Here are a few suggestions:
1. Learn to discern. There is a difference between a legalistic approach (creating false standards of spirituality, and then judging others by your preferential standard) and a truly biblical approach of loving, direct, personal discussion (vs. open criticism). The only way to do this is to know the Scriptures enough to discern between myopia and maturity.
2. Check your motives. Is your heart motivated by grace, coupled with a passion to edify others and build up the body? Or is your approach simply a desire to control others (or even the direction of the church) through complaining and criticism?
3. Look in the mirror first. It’s been said that the critic who begins with himself will have little time to take on outside contracts. Are you careful to evaluate your own heart, life, and words first before launching your campaign against another brother or sister?
4. Invite accountability. We can often get so caught up in the subjectivity of our thoughts and feelings that we can’t even see the camels we are feeding on. Ask a truly godly, discerning, and courageous brother or sister to give you honest feedback about your behavior and words. Then, be ready to humbly listen and accept responsibility for whatever they tell you.
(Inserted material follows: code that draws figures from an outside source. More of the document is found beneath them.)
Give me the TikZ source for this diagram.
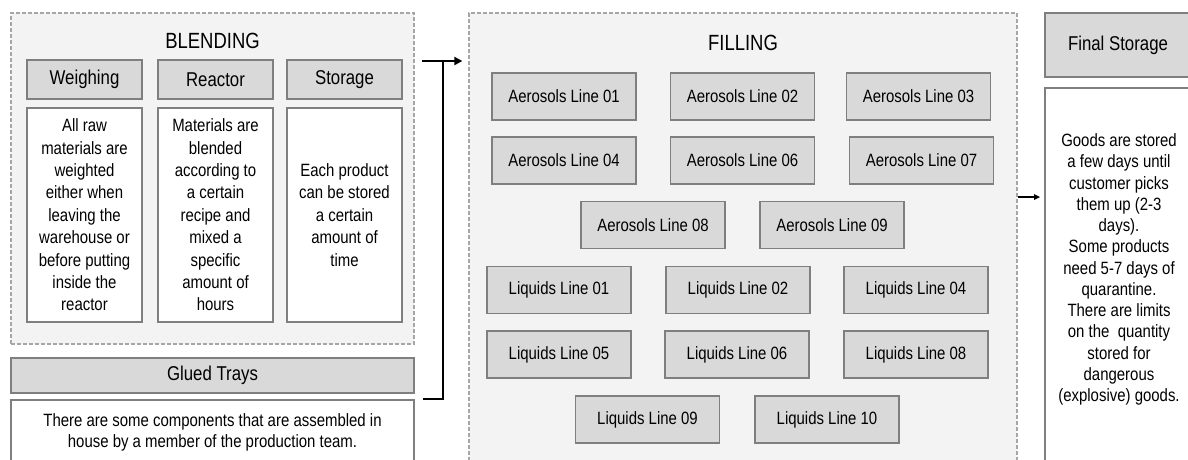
\documentclass[tikz,border=0pt]{standalone}
\usepackage{fontspec}
\setmainfont{Liberation Sans}[FakeStretch=0.84]
\usetikzlibrary{arrows.meta}

\definecolor{boxgray}{HTML}{D9D9D9}
\definecolor{edgegray}{HTML}{7F7F7F}
\definecolor{areagray}{HTML}{F3F3F3}
\definecolor{dashgray}{HTML}{A6A6A6}

\tikzset{
  areabox/.style={draw=dashgray, fill=areagray, line width=1.3pt, dash pattern=on 4pt off 2pt},
  titletext/.style={font=\fontsize{22}{26}\selectfont},
  hdbox/.style={draw=edgegray, fill=boxgray, line width=1.8pt, font=\fontsize{20}{24}\selectfont},
  txtbox/.style={draw=edgegray, fill=white, line width=1.8pt, align=center, font=\fontsize{17.8}{22.4}\selectfont},
  bodytext/.style={align=center, font=\fontsize{17.8}{21.25}\selectfont},
  linebox/.style={draw=edgegray, fill=boxgray, line width=1.8pt, minimum width=144pt, minimum height=47pt, font=\fontsize{17.8}{21}\selectfont},
  flow/.style={line width=2pt, -{Triangle[length=8pt,width=8pt]}},
  smallflow/.style={line width=1.3pt, -{Triangle[length=6pt,width=5.5pt]}}
}

\begin{document}
\begin{tikzpicture}[x=1pt, y=-1pt]
    \useasboundingbox (0,0) rectangle (1188,459);

    % Blending
    \node[areabox, minimum width=403pt, minimum height=331pt] (blend) at (212.5,178.5) {};
    \node[titletext] (blendtitle) at (212.5,41) {BLENDING};
    \node[hdbox, minimum width=115pt, minimum height=39pt] (weigh) at (84.5,79.5) {Weighing};
    \node[hdbox, minimum width=115pt, minimum height=39pt] (reactor) at (215.5,79.5) {Reactor};
    \node[hdbox, minimum width=115pt, minimum height=39pt] (storage) at (344.5,79.5) {Storage};
    \node[txtbox, minimum width=115pt, minimum height=214pt] (weightxt) at (84.5,215) {All raw\\materials are\\weighted\\either when\\leaving the\\warehouse or\\before putting\\inside the\\reactor};
    \node[txtbox, minimum width=115pt, minimum height=214pt] (reactortxt) at (215.5,215) {Materials are\\blended\\according to\\a certain\\recipe and\\mixed a\\specific\\amount of\\hours};
    \node[txtbox, minimum width=115pt, minimum height=214pt] (storagetxt) at (344.5,215) {Each product\\can be stored\\a certain\\amount of\\time};

    % Glued trays
    \node[hdbox, minimum width=403pt, minimum height=35pt] (glued) at (212.5,375.5) {Glued Trays};
    \node[txtbox, minimum width=403pt, minimum height=65pt, font=\fontsize{17.8}{21.3}\selectfont] (gluedtxt) at (212.5,432.5) {There are some components that are assembled in\\house by a member of the production team.};

    % Filling
    \node[areabox, minimum width=548pt, minimum height=470pt] (fill) at (743,248) {};
    \node[titletext] (filltitle) at (743,43) {FILLING};
    \node[linebox] (aero01) at (564,96.5) {Aerosols Line 01};
    \node[linebox] (aero02) at (742.5,96.5) {Aerosols Line 02};
    \node[linebox] (aero03) at (918.5,96.5) {Aerosols Line 03};
    \node[linebox] (aero04) at (564,160.5) {Aerosols Line 04};
    \node[linebox] (aero06) at (742.5,160.5) {Aerosols Line 06};
    \node[linebox] (aero07) at (921.5,160.5) {Aerosols Line 07};
    \node[linebox] (aero08) at (653,225) {Aerosols Line 08};
    \node[linebox] (aero09) at (832,225) {Aerosols Line 09};
    \node[linebox] (liq01) at (559,290) {Liquids Line 01};
    \node[linebox] (liq02) at (738,290) {Liquids Line 02};
    \node[linebox] (liq04) at (916,290) {Liquids Line 04};
    \node[linebox] (liq05) at (559,354.5) {Liquids Line 05};
    \node[linebox] (liq06) at (737,354.5) {Liquids Line 06};
    \node[linebox] (liq08) at (916,354.5) {Liquids Line 08};
    \node[linebox] (liq09) at (647.5,419.5) {Liquids Line 09};
    \node[linebox] (liq10) at (827,419.5) {Liquids Line 10};

    % Final storage
    \node[hdbox, minimum width=146pt, minimum height=64pt] (final) at (1118,45) {Final Storage};
    \node[txtbox, minimum width=146pt, minimum height=400pt, anchor=north] (finalbox) at (1118,87) {};
    \node[bodytext] (finaltxt) at (1119,269.5) {Goods are stored\\a few days until\\customer picks\\them up (2-3\\days).\\Some products\\need 5-7 days of\\quarantine.\\There are limits\\on the\ \ quantity\\stored for\\dangerous\\(explosive) goods.};

    % Arrows
    \coordinate (jtop) at (422,61);
    \coordinate (jbot) at (423,399);
    \coordinate (jmid) at (443,61);
    \draw[line width=2pt] (jbot) -| (jmid);
    \draw[flow, shorten >=6pt] (jtop) -- (fill.west |- jtop);
    \coordinate (fout) at (fill.east |- 0,197);
    \draw[smallflow, shorten >=4pt] (fout) -- (finalbox.west |- fout);
\end{tikzpicture}
\end{document}
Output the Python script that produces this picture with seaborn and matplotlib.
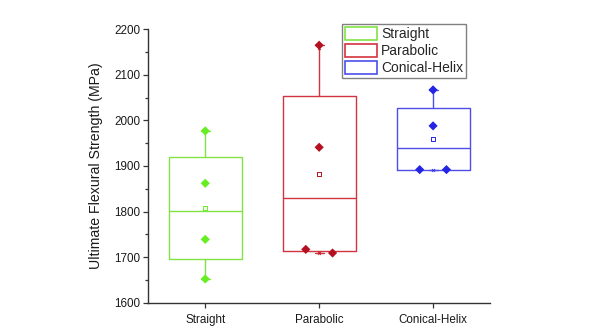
import numpy as np
import pandas as pd
import matplotlib
matplotlib.use("Agg")
import matplotlib.pyplot as plt
from matplotlib.patches import Patch
from matplotlib.ticker import MultipleLocator
import seaborn as sns

# Flexural strength measurements (MPa) per reinforcement geometry
categories = ["Straight", "Parabolic", "Conical-Helix"]
straight = [1977, 1862, 1739, 1652]
parabolic = [2165, 1941, 1717, 1709]
conical_helix = [2067, 1988, 1892, 1892]
series = [straight, parabolic, conical_helix]

box_colors = ["#82e344", "#d3343f", "#4e4eea"]
point_colors = ["#66ee22", "#b5101f", "#2424e4"]

sns.set_style("ticks")
plt.rcParams["font.family"] = ["Liberation Sans", "DejaVu Sans"]

fig = plt.figure(figsize=(5.97, 3.29), dpi=100)
ax = fig.add_axes([0.2484, 0.080, 0.8208 - 0.2484, 0.911 - 0.080])


def spread_offsets(values, tol=20.0, step=0.235):
    """Side-by-side offsets for points whose values nearly coincide."""
    order = np.argsort(values)[::-1]
    offs = np.zeros(len(values))
    groups, cur = [], [order[0]]
    for i in order[1:]:
        if abs(values[cur[-1]] - values[i]) < tol:
            cur.append(i)
        else:
            groups.append(cur)
            cur = [i]
    groups.append(cur)
    for g in groups:
        k = len(g)
        for j, idx in enumerate(g):
            offs[idx] = (j - (k - 1) / 2) * step
    return offs


rows = []
stats = []
for pos, (name, vals) in enumerate(zip(categories, series)):
    v = np.asarray(vals, dtype=float)
    offs = spread_offsets(v)
    for val, o in zip(v, offs):
        rows.append({"category": name, "value": val, "x": pos + o})
    q1, med, q3 = np.percentile(v, [25, 50, 75], method="midpoint")
    stats.append(dict(label=name, med=med, q1=q1, q3=q3,
                      whislo=v.min(), whishi=v.max(), mean=v.mean(), fliers=[]))
df = pd.DataFrame(rows)

summary = pd.DataFrame({
    "category": categories,
    "x": np.arange(len(categories), dtype=float),
    "mean": [s["mean"] for s in stats],
    "p1": [np.percentile(v, 1) for v in series],
    "p99": [np.percentile(v, 99) for v in series],
})

# Boxes: interquartile range, median line, whiskers to min/max
art = ax.bxp(stats, positions=range(len(categories)), widths=0.64,
             showfliers=False, showmeans=False, showcaps=True,
             capwidths=0.08, manage_ticks=False)
for i, c in enumerate(box_colors):
    art["boxes"][i].set(color=c, linewidth=1.0)
    art["medians"][i].set(color=c, linewidth=1.0)
    for ln in art["whiskers"][2 * i:2 * i + 2] + art["caps"][2 * i:2 * i + 2]:
        ln.set(color=c, linewidth=1.0)

# Mean (open square) and 1%/99% markers
for i, c in enumerate(point_colors):
    sub = summary.iloc[[i]]
    sns.scatterplot(data=sub, x="x", y="mean", marker="s", s=7,
                    facecolor="none", edgecolor=c, linewidth=0.7,
                    ax=ax, zorder=3, legend=False)
    for col in ["p1", "p99"]:
        sns.scatterplot(data=sub, x="x", y=col, marker="x", s=5,
                        color=c, linewidth=0.5, ax=ax, zorder=2.5,
                        legend=False)

# Individual measurements
sns.scatterplot(data=df, x="x", y="value", hue="category",
                palette=point_colors, hue_order=categories, marker="D",
                s=22, edgecolor=None, linewidth=0, ax=ax, zorder=4,
                legend=False)

ax.set_xlim(-0.5, 2.5)
ax.set_ylim(1600, 2200)
ax.set_xticks(range(len(categories)))
ax.set_xticklabels(categories)
ax.yaxis.set_major_locator(MultipleLocator(100))
ax.yaxis.set_minor_locator(MultipleLocator(50))
ax.set_xlabel("")
ax.set_ylabel("Ultimate Flexural Strength (MPa)", fontsize=10.2,
              color="#1a1a1a", labelpad=8)

sns.despine(ax=ax)
for sp in ["left", "bottom"]:
    ax.spines[sp].set_color("#333333")
    ax.spines[sp].set_linewidth(1.0)
ax.tick_params(axis="both", which="major", direction="out", length=3.5,
               width=0.9, color="#333333", labelsize=8.4,
               labelcolor="#1a1a1a", pad=2.5)
ax.tick_params(axis="y", which="minor", direction="out", length=2,
               width=0.9, color="#333333")
ax.tick_params(axis="x", which="major", pad=5)

handles = [Patch(facecolor="white", edgecolor=c, linewidth=1.2, label=n)
           for n, c in zip(categories, box_colors)]
leg = fig.legend(handles=handles, loc="upper left",
                 bbox_to_anchor=(342 / 597, 1 - 24 / 329), fontsize=10,
                 frameon=True, fancybox=False, framealpha=1,
                 edgecolor="#808080", borderpad=0.2, labelspacing=0.22,
                 handlelength=2.3, handleheight=1.05, handletextpad=0.3,
                 borderaxespad=0)
leg.get_frame().set_linewidth(1.0)

fig.savefig("out.png", dpi=100)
5. Keep a clear conscience. If you find out you’ve been gulping camels and have hurt other believers or a group of believers, demonstrate the sincerity of your self-evaluation and repentance by confessing it to the Lord and humbly seeking forgiveness from those you’ve hurt.
6. Remember eternity. All camel-eaters will ultimately be exposed. Eternity is a long time to live with the regret of a silly camel diet.
Let’s keep Jesus’ warning about hypocrisy and myopia always in mind. It helps underscore our own desire for spiritual authenticity. It’s a great idea for parents raising their children in a spiritually confused world. It is an essential principle for our dealings with one another. It is crucial for church leaders.
When asked, “How do you eat a camel?” I hope our answer will always be, “We don’t. It is no longer on the menu.”